Don’t be fooled by Prime Minister Mark Carney’s smoke and mirrors: his government might appear different from former prime minister Justin Trudeau’s on the outside, but deeper down, it’s the same old Liberals.
Take Carney’s Cabinet.
Yes, Carney’s Cabinet is dramatically smaller than Trudeau’s. That’s a good thing. The federal Cabinet in recent years had become extremely bloated, with obscure jobs and no fewer than 36 members.
Carney wisely trimmed the size of Cabinet down in bold fashion, appointing a new ministry of just 24 members. It’s the smallest Cabinet in decades. And several long-time Trudeau era ministers, like former immigration minister Marc Miller and former health minister Mark Holland, are on the outside looking in.
Holland announced shortly before the new Cabinet was revealed that he doesn’t plan to run for re-election, but that was no doubt triggered by his ouster after backing former finance minister Chrystia Freeland for the party’s top job.
Karina Gould, who also ran for the leadership and was the outgoing government’s house leader, didn’t make the cut either. Freeland did make the cut, but she received the transport post in what can only be seen as a major demotion.
But here’s the thing: it’s the same old Trudeau Liberals.
No less than 87 per cent of Carney’s Cabinet were members of the Trudeau Cabinet. And the only newcomers have served as Trudeau backbenchers for years.
Key Cabinet ministers, such as Canada’s new finance minister, François-Philippe Champagne, were in the Trudeau Cabinet for nearly a decade. Champagne is the man who quarterbacked the tens of billions of dollars of handouts the Trudeau government gave to EV car manufacturers and battery manufacturers, an “investment” that’s proving to be an utter catastrophe for taxpayers.
Real change would have meant firing key ministers and appointing a wave of backbenchers and outsiders to a genuinely new Cabinet.

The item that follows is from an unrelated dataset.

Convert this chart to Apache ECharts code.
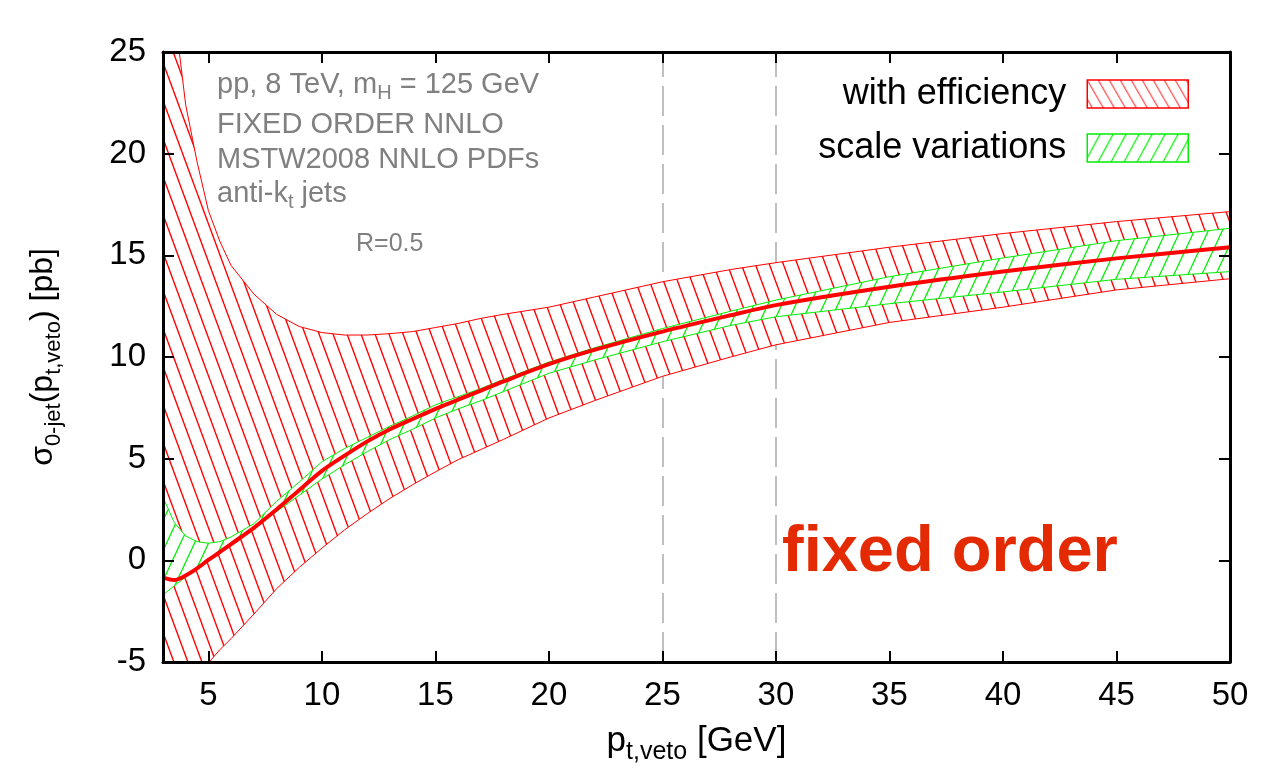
<!DOCTYPE html>
<html><head><meta charset="utf-8">
<script src="https://cdn.jsdelivr.net/npm/echarts@6/dist/echarts.min.js"></script>
<style>html,body{margin:0;padding:0;background:#fff}#c{width:1261px;height:780px}</style>
</head><body><div id="c"></div>
<script>
// ---- data ----
const ptVeto      = [3, 3.5, 4, 4.5, 5, 5.5, 6, 7, 8, 9, 10, 11, 12, 13, 14, 15, 16, 17, 18, 20, 22, 25, 28, 30, 35, 40, 45, 50];
const central     = [-0.85, -0.97, -0.75, -0.4, 0.02, 0.4, 0.8, 1.6, 2.5, 3.45, 4.4, 5.15, 5.85, 6.45, 6.95, 7.45, 7.9, 8.35, 8.8, 9.65, 10.35, 11.25, 12.05, 12.55, 13.45, 14.2, 14.85, 15.4];
const scaleUpper  = [3.1, 1.85, 1.2, 0.92, 0.84, 0.92, 1.15, 1.8, 2.9, 3.85, 4.85, 5.5, 6.05, 6.6, 7.1, 7.65, 8.05, 8.45, 8.9, 9.75, 10.45, 11.4, 12.25, 12.8, 13.95, 14.87, 15.72, 16.33];
const scaleLower  = [-1.7, -1.25, -0.82, -0.4, 0.0, 0.4, 0.85, 1.6, 2.4, 3.2, 4.0, 4.7, 5.35, 5.95, 6.45, 7.0, 7.45, 7.85, 8.3, 9.2, 9.85, 10.75, 11.55, 11.98, 12.62, 13.2, 13.82, 14.2];
const effUpper    = [32, 27, 22.4, 19.6, 17.2, 15.7, 14.5, 13.1, 12.1, 11.5, 11.2, 11.08, 11.08, 11.15, 11.25, 11.45, 11.65, 11.9, 12.1, 12.45, 12.95, 13.7, 14.3, 14.64, 15.4, 16.07, 16.66, 17.15];
const effLower    = [-8.3, -7.4, -6.6, -5.8, -5.05, -4.4, -3.85, -2.65, -1.4, -0.35, 0.6, 1.5, 2.3, 3.05, 3.72, 4.35, 4.95, 5.45, 5.95, 7.0, 7.85, 9.05, 10.0, 10.6, 11.7, 12.45, 13.3, 13.85];
const xTicks      = [5, 10, 15, 20, 25, 30, 35, 40, 45, 50];
const vetoMarks   = [25, 30];
const seriesNames = ['with efficiency', 'scale variations'];
const infoLines   = ['pp, 8 TeV, m', 'H', ' = 125 GeV', 'FIXED ORDER NNLO', 'MSTW2008 NNLO PDFs', 'anti-k', 't', ' jets', 'R=0.5'];
const bigLabel    = 'fixed order';

const FONT = '"Liberation Sans", Arial, Helvetica, sans-serif';

function hatch(color, dir, W, H, lw) {
  const c = document.createElement('canvas');
  c.width = W; c.height = H;
  const g = c.getContext('2d');
  g.fillStyle = '#fff'; g.fillRect(0, 0, W, H);
  g.strokeStyle = color; g.lineWidth = lw;
  for (let k = -1; k <= 1; k++) {
    g.beginPath();
    if (dir === '\\') { g.moveTo(k * W, 0); g.lineTo(k * W + W, H); }
    else { g.moveTo(k * W + W, 0); g.lineTo(k * W, H); }
    g.stroke();
  }
  return { image: c, repeat: 'repeat' };
}
const redPat = hatch('#ff0000', '\\', 14, 38, 1.4);
const greenPat = hatch('#00ee00', '/', 14, 30, 1.3);
const redLeg = hatch('#ff3030', '\\', 11, 19, 1.1);
const greenLeg = hatch('#00ee00', '/', 13, 24, 1.2);

function band(upper, lower, fill, stroke) {
  return function (params, api) {
    const pts = [];
    for (let i = 0; i < ptVeto.length; i++) pts.push(api.coord([ptVeto[i], upper[i]]));
    for (let i = ptVeto.length - 1; i >= 0; i--) pts.push(api.coord([ptVeto[i], lower[i]]));
    return { type: 'polygon', shape: { points: pts }, style: { fill: fill, stroke: stroke, lineWidth: 1 } };
  };
}

const chart = echarts.init(document.getElementById('c'));
const tickStyle = { inside: true, length: 11, lineStyle: { color: '#000', width: 2 } };
const lineStyleAxis = { show: true, onZero: false, lineStyle: { color: '#000', width: 3 } };
const subRich = {
  n: { fontSize: 35, lineHeight: 48, fontFamily: FONT, color: '#000' },
  s: { fontSize: 25, lineHeight: 25, verticalAlign: 'bottom', fontFamily: FONT, color: '#000' }
};

chart.setOption({
  backgroundColor: '#fff',
  animation: false,
  grid: { left: 163, right: 31, top: 52, bottom: 118 },
  xAxis: [
    { type: 'value', min: 3, max: 50, position: 'bottom', z: 10,
      axisLine: lineStyleAxis, splitLine: { show: false },
      axisTick: Object.assign({ customValues: xTicks }, tickStyle),
      axisLabel: { customValues: xTicks, fontSize: 33, color: '#000', margin: 17, fontFamily: FONT },
      name: '{n|p}{s|t,veto}{n| [GeV]}', nameLocation: 'middle', nameGap: 55,
      nameTextStyle: { fontFamily: FONT, color: '#000', rich: subRich } },
    { type: 'value', min: 3, max: 50, position: 'top', z: 10,
      axisLine: lineStyleAxis, splitLine: { show: false },
      axisTick: Object.assign({ customValues: xTicks }, tickStyle),
      axisLabel: { show: false } }
  ],
  yAxis: [
    { type: 'value', min: -5, max: 25, interval: 5, position: 'left', z: 10,
      axisLine: lineStyleAxis, splitLine: { show: false }, axisTick: tickStyle,
      axisLabel: { fontSize: 33, color: '#000', margin: 17, fontFamily: FONT },
      name: '{n|σ}{s|0-jet}{n|(p}{s|t,veto}{n|) [pb]}', nameLocation: 'middle', nameRotate: 90, nameGap: 98,
      nameTextStyle: { fontFamily: FONT, color: '#000', rich: {
        n: { fontSize: 32, lineHeight: 44, fontFamily: FONT, color: '#000' },
        s: { fontSize: 22, lineHeight: 22, verticalAlign: 'bottom', fontFamily: FONT, color: '#000' } } } },
    { type: 'value', min: -5, max: 25, interval: 5, position: 'right', z: 10,
      axisLine: lineStyleAxis, splitLine: { show: false }, axisTick: tickStyle,
      axisLabel: { show: false } }
  ],
  legend: {
    orient: 'vertical', right: 67, top: 71, align: 'right', itemWidth: 101, itemHeight: 28, itemGap: 18,
    selectedMode: false,
    textStyle: { fontSize: 36, color: '#000', fontFamily: FONT, padding: [0, 16, 0, 0] },
    data: [
      { name: seriesNames[0], icon: 'rect', itemStyle: { color: redLeg, borderColor: '#ff0000', borderWidth: 1.5 } },
      { name: seriesNames[1], icon: 'rect', itemStyle: { color: greenLeg, borderColor: '#00ee00', borderWidth: 1.5 } }
    ]
  },
  series: [
    { type: 'line', name: 'veto', data: [], z: 1, silent: true,
      markLine: { z: 1, silent: true, symbol: 'none', label: { show: false },
        lineStyle: { color: '#aaaaaa', width: 1.5, type: [30, 9] },
        data: vetoMarks.map(v => ({ xAxis: v })) } },
    { type: 'custom', name: seriesNames[0], coordinateSystem: 'cartesian2d', clip: true, z: 2, silent: true,
      itemStyle: { color: '#ff0000' }, data: [[ptVeto[0], central[0]]],
      renderItem: band(effUpper, effLower, redPat, '#ff0000') },
    { type: 'custom', name: seriesNames[1], coordinateSystem: 'cartesian2d', clip: true, z: 3, silent: true,
      itemStyle: { color: '#00ee00' }, data: [[ptVeto[0], central[0]]],
      renderItem: band(scaleUpper, scaleLower, greenPat, '#00ee00') },
    { type: 'line', name: 'central', data: ptVeto.map((x, i) => [x, central[i]]), z: 5,
      showSymbol: false, smooth: 0.3, silent: true,
      lineStyle: { color: '#ff0000', width: 4 } }
  ],
  graphic: [
    { type: 'text', left: 217, top: 70, z: 20, style: {
        text: '{n|' + infoLines[0] + '}{s|' + infoLines[1] + '}{n|' + infoLines[2] + '}',
        rich: { n: { fontSize: 29, lineHeight: 38, fontFamily: FONT, fill: '#808080' },
                s: { fontSize: 20, lineHeight: 20, verticalAlign: 'bottom', fontFamily: FONT, fill: '#808080' } } } },
    { type: 'text', left: 217, top: 110, z: 20, style: { text: infoLines[3], font: '29px ' + FONT, fill: '#808080' } },
    { type: 'text', left: 217, top: 145, z: 20, style: { text: infoLines[4], font: '29px ' + FONT, fill: '#808080' } },
    { type: 'text', left: 217, top: 179, z: 20, style: {
        text: '{n|' + infoLines[5] + '}{s|' + infoLines[6] + '}{n|' + infoLines[7] + '}',
        rich: { n: { fontSize: 29, lineHeight: 38, fontFamily: FONT, fill: '#808080' },
                s: { fontSize: 20, lineHeight: 20, verticalAlign: 'bottom', fontFamily: FONT, fill: '#808080' } } } },
    { type: 'text', left: 356, top: 232, z: 20, style: { text: infoLines[8], font: '25px ' + FONT, fill: '#808080' } },
    { type: 'text', left: 782, top: 521, z: 20, style: { text: bigLabel, font: 'bold 65px ' + FONT, fill: '#e42a02' } }
  ]
});
</script>
</body></html>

This is not a clean break from the Trudeau era or a changing of the guard. It’s a reshuffling of an old, tired deck.
Then, there’s the scrapping of the consumer carbon tax.
That’s excellent news. But here’s the thing: it might not be gone for good. Carney scrapped it through an Order in Council. The legislation is still on the books and Carney could always bring the carbon tax back, without having to pass legislation, with another Order in Council down the line.
Even if he doesn’t, Carney has talked about jacking up carbon taxes on industry, which will simply be passed down to consumers, and imposing carbon tax tariffs on certain imports from foreign countries, which would be disastrous given the current trade conflict Canada finds itself in with the United States.
Carney famously said Canadians won’t feel the impact of imposing heavy carbon taxes on things like steel, but steel is used for everything: it’s in our homes, our cars, and in critical infrastructure. Of course, Canadians will feel the impact.
On the surface, Carney has made two crucial changes: slimming down Cabinet and scrapping the consumer carbon tax. But dig deeper, and both changes are superficial: the Cabinet is the same cast of characters, and the carbon tax could return with the stroke of a pen.
If Carney really wants Canadians to believe he’s changed his longstanding views on carbon taxes, he should recall Parliament and repeal the legislation that enacted the federal carbon tax backstop in the first place. So long as it’s on the books, the feds can breathe the carbon tax back to life at any time.
Make no mistake: Carney’s Liberals are Trudeau’s Liberals. This is the same old and tired government. Sure, it might have a fresh coat of paint, but that’s about all the difference there is.

Jay Goldberg is the Ontario Director at the Canadian Taxpayers Federation. He previously served as a policy fellow at the Munk School of Public Policy and Global Affairs. Jay holds a Ph.D. in Political Science from the University of Toronto.